The US-based Centers for Disease Control and Prevention (CDCP) says one in 68 children world-wide are autistic. Thanks to the poor reporting of cases, the exact number in India is not available.

Dr Samir Dalwai, National Chairperson, Indian Academy of Pediatrics (childhood disability group), says “in Mumbai alone, the number of children with special needs could run up to more than 5 lakh.”
According to World Health Organisation (WHO), autism spectrum disorders are a group of complex brain development disorders.
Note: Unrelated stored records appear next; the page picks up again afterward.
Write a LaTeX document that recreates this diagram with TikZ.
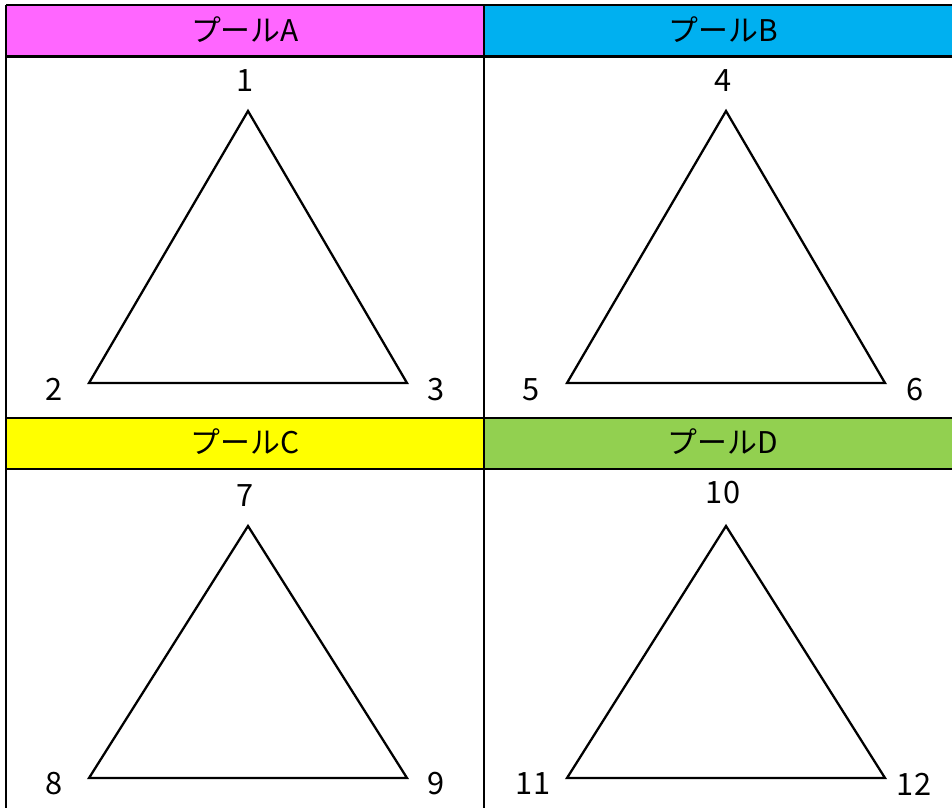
\documentclass[tikz,border=0pt]{standalone}
\usepackage{fontspec}
\setmainfont{Noto Sans CJK JP}
\usepackage{xcolor}
\usetikzlibrary{positioning}

\definecolor{poolA}{HTML}{FF66FF}
\definecolor{poolB}{HTML}{00B0F0}
\definecolor{poolC}{HTML}{FFFF00}
\definecolor{poolD}{HTML}{92D050}

\tikzset{
  grid line/.style={line width=1.6pt},
  tri line/.style={line width=1.3pt, line join=miter},
  pool head/.style={font=\fontsize{17pt}{20pt}\selectfont, inner sep=0pt},
  vertex num/.style={font=\fontsize{17.5pt}{20pt}\selectfont, inner sep=0pt}
}

\begin{document}
\begin{tikzpicture}[x=0.02cm, y=-0.02cm]
    \useasboundingbox (0,0) rectangle (952,808);

    % Header cells
    \fill[poolA] (6,5) rectangle (484,56.5); \fill[poolB] (484,5) rectangle (952,56.5);
    \fill[poolC] (6,418) rectangle (484,469); \fill[poolD] (484,418) rectangle (952,469);

    % Grid
    \draw[grid line] (6,5) -- (952,5);
    \draw[grid line] (6,56.5) -- (952,56.5);
    \draw[grid line] (6,418) -- (952,418);
    \draw[grid line] (6,469) -- (952,469);
    \draw[grid line] (6,5) -- (6,808);
    \draw[grid line] (484,5) -- (484,808);

    % Titles
    \node[pool head] (headA) at (245,30) {プールA};
    \node[pool head] (headB) at (723,30) {プールB};
    \node[pool head] (headC) at (245,442) {プールC};
    \node[pool head] (headD) at (723,442) {プールD};

    % Triangles
    \draw[tri line] (248,111) -- (89,383) -- (407,383) -- cycle;
    \draw[tri line] (726,111) -- (567,383) -- (885,383) -- cycle;
    \draw[tri line] (248,526) -- (89,778) -- (407,778) -- cycle;
    \draw[tri line] (726,526) -- (567,778) -- (885,778) -- cycle;

    % Vertex numbers
    \node[vertex num] (n1) at (245,80.5) {1};
    \node[vertex num] (n2) at (54,389) {2};
    \node[vertex num] (n3) at (436,389.5) {3};
    \node[vertex num] (n4) at (723,80.5) {4};
    \node[vertex num] (n5) at (531.5,389.5) {5};
    \node[vertex num] (n6) at (915,389.5) {6};
    \node[vertex num] (n7) at (245,496) {7};
    \node[vertex num] (n8) at (54,784) {8};
    \node[vertex num] (n9) at (436,784) {9};
    \node[vertex num] (n10) at (723,492.5) {10};
    \node[vertex num] (n11) at (533,784) {11};
    \node[vertex num] (n12) at (914,784) {12};
\end{tikzpicture}
\end{document}
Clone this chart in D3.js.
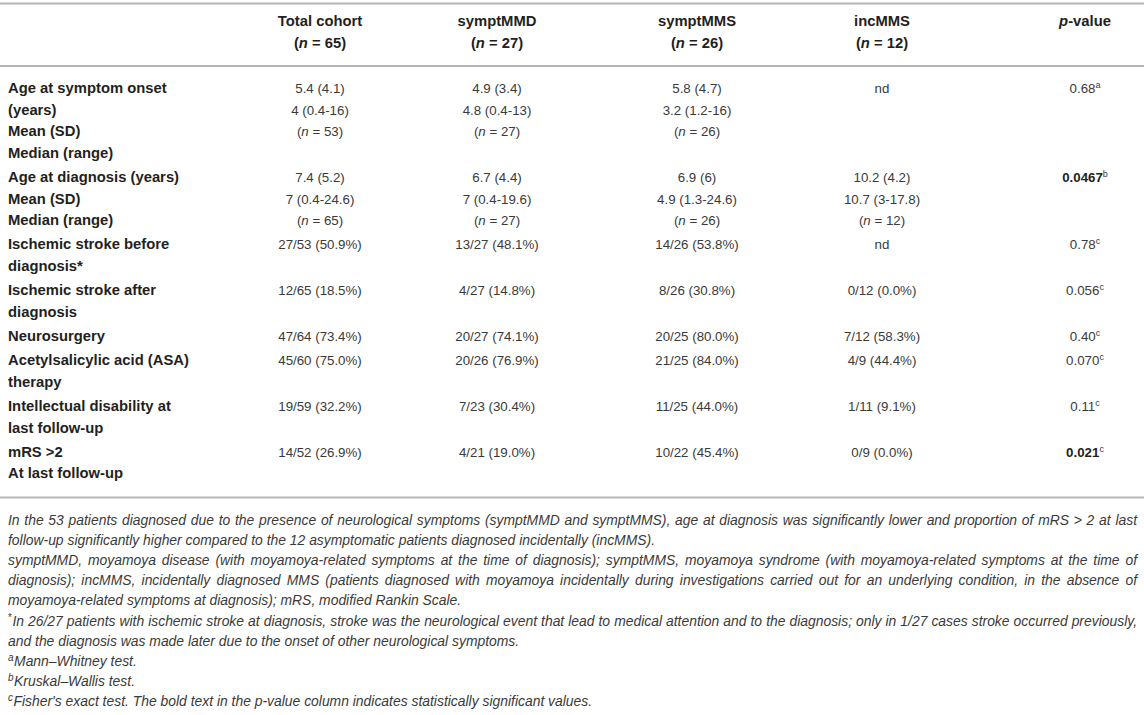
<!DOCTYPE html>
<html>
<head>
<meta charset="utf-8">
<script src="https://cdn.jsdelivr.net/npm/d3@7"></script>
<style>
  html, body { margin: 0; padding: 0; background: #fff; }
  svg { display: block; }
</style>
</head>
<body>
<div id="chart"></div>
<script>
// ---------- data ----------
const columns = ["Total cohort", "symptMMD", "symptMMS", "incMMS"];
const columnN = [65, 27, 26, 12];
const pHeader = "p-value";

const rowLabels = [
  ["Age at symptom onset", "(years)", "Mean (SD)", "Median (range)"],
  ["Age at diagnosis (years)", "Mean (SD)", "Median (range)"],
  ["Ischemic stroke before", "diagnosis*"],
  ["Ischemic stroke after", "diagnosis"],
  ["Neurosurgery"],
  ["Acetylsalicylic acid (ASA)", "therapy"],
  ["Intellectual disability at", "last follow-up"],
  ["mRS >2", "At last follow-up"]
];

const totalCohort = [
  ["5.4 (4.1)", "4 (0.4-16)", "(n = 53)"],
  ["7.4 (5.2)", "7 (0.4-24.6)", "(n = 65)"],
  ["27/53 (50.9%)"], ["12/65 (18.5%)"], ["47/64 (73.4%)"],
  ["45/60 (75.0%)"], ["19/59 (32.2%)"], ["14/52 (26.9%)"]
];
const symptMMD = [
  ["4.9 (3.4)", "4.8 (0.4-13)", "(n = 27)"],
  ["6.7 (4.4)", "7 (0.4-19.6)", "(n = 27)"],
  ["13/27 (48.1%)"], ["4/27 (14.8%)"], ["20/27 (74.1%)"],
  ["20/26 (76.9%)"], ["7/23 (30.4%)"], ["4/21 (19.0%)"]
];
const symptMMS = [
  ["5.8 (4.7)", "3.2 (1.2-16)", "(n = 26)"],
  ["6.9 (6)", "4.9 (1.3-24.6)", "(n = 26)"],
  ["14/26 (53.8%)"], ["8/26 (30.8%)"], ["20/25 (80.0%)"],
  ["21/25 (84.0%)"], ["11/25 (44.0%)"], ["10/22 (45.4%)"]
];
const incMMS = [
  ["nd"],
  ["10.2 (4.2)", "10.7 (3-17.8)", "(n = 12)"],
  ["nd"], ["0/12 (0.0%)"], ["7/12 (58.3%)"],
  ["4/9 (44.4%)"], ["1/11 (9.1%)"], ["0/9 (0.0%)"]
];
const pValues = ["0.68", "0.0467", "0.78", "0.056", "0.40", "0.070", "0.11", "0.021"];
const pNotes  = ["a", "b", "c", "c", "c", "c", "c", "c"];
const pBold   = [false, true, false, false, false, false, false, true];

const footnotes = [
  { sup: "", lines: [
    "In the 53 patients diagnosed due to the presence of neurological symptoms (symptMMD and symptMMS), age at diagnosis was significantly lower and proportion of mRS > 2 at last",
    "follow-up significantly higher compared to the 12 asymptomatic patients diagnosed incidentally (incMMS)."]},
  { sup: "", lines: [
    "symptMMD, moyamoya disease (with moyamoya-related symptoms at the time of diagnosis); symptMMS, moyamoya syndrome (with moyamoya-related symptoms at the time of",
    "diagnosis); incMMS, incidentally diagnosed MMS (patients diagnosed with moyamoya incidentally during investigations carried out for an underlying condition, in the absence of",
    "moyamoya-related symptoms at diagnosis); mRS, modified Rankin Scale."]},
  { sup: "*", lines: [
    "In 26/27 patients with ischemic stroke at diagnosis, stroke was the neurological event that lead to medical attention and to the diagnosis; only in 1/27 cases stroke occurred previously,",
    "and the diagnosis was made later due to the onset of other neurological symptoms."]},
  { sup: "a", lines: ["Mann–Whitney test."]},
  { sup: "b", lines: ["Kruskal–Wallis test."]},
  { sup: "c", lines: ["Fisher's exact test. The bold text in the p-value column indicates statistically significant values."]}
];

// ---------- layout ----------
const W = 1144, H = 715;
const FONT = "'Liberation Sans', Arial, Helvetica, sans-serif";
const textColor = "#231f20";
const valueColor = "#3a3a3a";
const ruleColor = "#b5b5b5";
const left = 8, right = 1137;
const lineH = 21.6, groupGap = 2.6;

const svg = d3.select("#chart").append("svg")
  .attr("width", W).attr("height", H)
  .style("font-family", FONT);

const colKeys = columns.concat([pHeader]);
const x = d3.scaleOrdinal().domain(colKeys).range([320, 497, 697, 882, 1085]);

// rules
const rules = [3.5, 66, 497.5];
svg.selectAll("line.rule").data(rules).join("line")
  .attr("class", "rule")
  .attr("x1", 0).attr("x2", W)
  .attr("y1", d => d).attr("y2", d => d)
  .attr("stroke", ruleColor).attr("stroke-width", 2);

// header
const headY = d3.scaleLinear().domain([0, 1]).range([25.5, 47.5]);
const hdr = svg.append("g").attr("font-weight", "bold").attr("font-size", 14.8).attr("fill", textColor);
columns.forEach((c, i) => {
  hdr.append("text").attr("x", x(c)).attr("y", headY(0)).attr("text-anchor", "middle").text(c);
  const t = hdr.append("text").attr("x", x(c)).attr("y", headY(1)).attr("text-anchor", "middle");
  t.append("tspan").text("(");
  t.append("tspan").attr("font-style", "italic").text("n");
  t.append("tspan").text(" = " + columnN[i] + ")");
});
{
  const t = hdr.append("text").attr("x", x(pHeader)).attr("y", headY(0)).attr("text-anchor", "middle");
  t.append("tspan").attr("font-style", "italic").text("p");
  t.append("tspan").text("-value");
}

// rows
const rowLines = rowLabels.map((lab, i) =>
  Math.max(lab.length, totalCohort[i].length, symptMMD[i].length, symptMMS[i].length, incMMS[i].length));
const rowStart = [];
let acc = 0;
rowLines.forEach((n, i) => { rowStart.push(acc + i * groupGap); acc += n * lineH; });
const y = d3.scaleLinear().domain([0, 1]).range([93, 94]);
const lineY = (row, k) => y(0) + rowStart[row] + k * lineH;

const labG = svg.append("g").attr("font-weight", "bold").attr("font-size", 14.8).attr("fill", textColor);
rowLabels.forEach((lines, r) => {
  lines.forEach((s, k) => {
    labG.append("text").attr("x", left).attr("y", lineY(r, k)).text(s);
  });
});

function valueText(g, s, xx, yy) {
  const t = g.append("text").attr("x", xx).attr("y", yy).attr("text-anchor", "middle");
  const m = s.match(/^\(n = (\d+)\)$/);
  if (m) {
    t.append("tspan").text("(");
    t.append("tspan").attr("font-style", "italic").text("n");
    t.append("tspan").text(" = " + m[1] + ")");
  } else t.text(s);
}

const valG = svg.append("g").attr("font-size", 13.3).attr("fill", valueColor);
const series = [totalCohort, symptMMD, symptMMS, incMMS];
series.forEach((col, ci) => {
  col.forEach((lines, r) => {
    lines.forEach((s, k) => valueText(valG, s, x(columns[ci]), lineY(r, k)));
  });
});

pValues.forEach((p, r) => {
  const t = valG.append("text").attr("x", x(pHeader)).attr("y", lineY(r, 0)).attr("text-anchor", "middle");
  t.append("tspan").attr("font-weight", pBold[r] ? "bold" : "normal")
    .attr("fill", pBold[r] ? textColor : valueColor).text(p);
  t.append("tspan").attr("font-size", 9).attr("dy", -5).text(pNotes[r]);
});

// footnotes
const fnG = svg.append("g").attr("font-size", 13.9).attr("font-style", "italic").attr("fill", valueColor);
const fnY0 = 525, fnLH = 20.1;
const measurer = fnG.append("text").attr("x", -1000).attr("y", -1000);
function measure(s) { measurer.text(s); return measurer.node().getComputedTextLength(); }

let li = 0;
footnotes.forEach(fn => {
  fn.lines.forEach((line, k) => {
    const yy = fnY0 + li * fnLH;
    let x0 = left;
    if (k === 0 && fn.sup) {
      const st = fnG.append("text").attr("x", x0).attr("y", yy - 5).attr("font-size", 10)
        .attr("font-style", fn.sup === "*" ? "normal" : "italic").text(fn.sup);
      x0 += st.node().getComputedTextLength() + 0.5;
    }
    const justify = k < fn.lines.length - 1;
    if (!justify) {
      fnG.append("text").attr("x", x0).attr("y", yy).text(line);
    } else {
      const words = line.split(" ");
      const widths = words.map(measure);
      const total = d3.sum(widths);
      const gap = (right - x0 - total) / (words.length - 1);
      let cx = x0;
      words.forEach((w, i) => {
        fnG.append("text").attr("x", cx).attr("y", yy).text(w);
        cx += widths[i] + gap;
      });
    }
    li++;
  });
});
measurer.remove();
</script>
</body>
</html>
This umbrella term covers conditions such as autism, childhood disintegrative disorder and Asperger’s syndrome.

These disorders are characterised by difficulties in social interaction and communication and a restricted and repetitive repertoire of interests and activities.

Recently, award-winning filmmaker Arunaraje Patil made an 80-minute documentary titled, Behind the Glass Wall, on children with autism.

“While I was doing research on the subject, I came across many school teachers, doctors and therapists and shockingly found that there is a lack of awareness among doctors about this subject, since it is not taught in MBBS course.

“So when parents approach doctors, they are misguided. The defence of many doctors is that autism is not taught in MBBS course,” says Patil.

“I am completely in shock when doctors are unaware about this disease. What about layman, then? Hence I’ve decided to write a letter to the vice-chancellor of MUHS, demanding that it should be added in the MBBS syllabus,” she said.

Says Dr Dalwai, “Finding therapists for such children is difficult. Doctors suggest different therapies, each of which is conducted at a different place. There’s a need to bring all expertise under one roof so that the children can get the better treatment. I hope the MUHS will consider our demand, looking the gravity of this subject.”

Dr Arun Jamkar, Vice-chancellor, MUHS, says: “We will definitely forward this demand to our board of studies. I hope they will revise the syllabus.”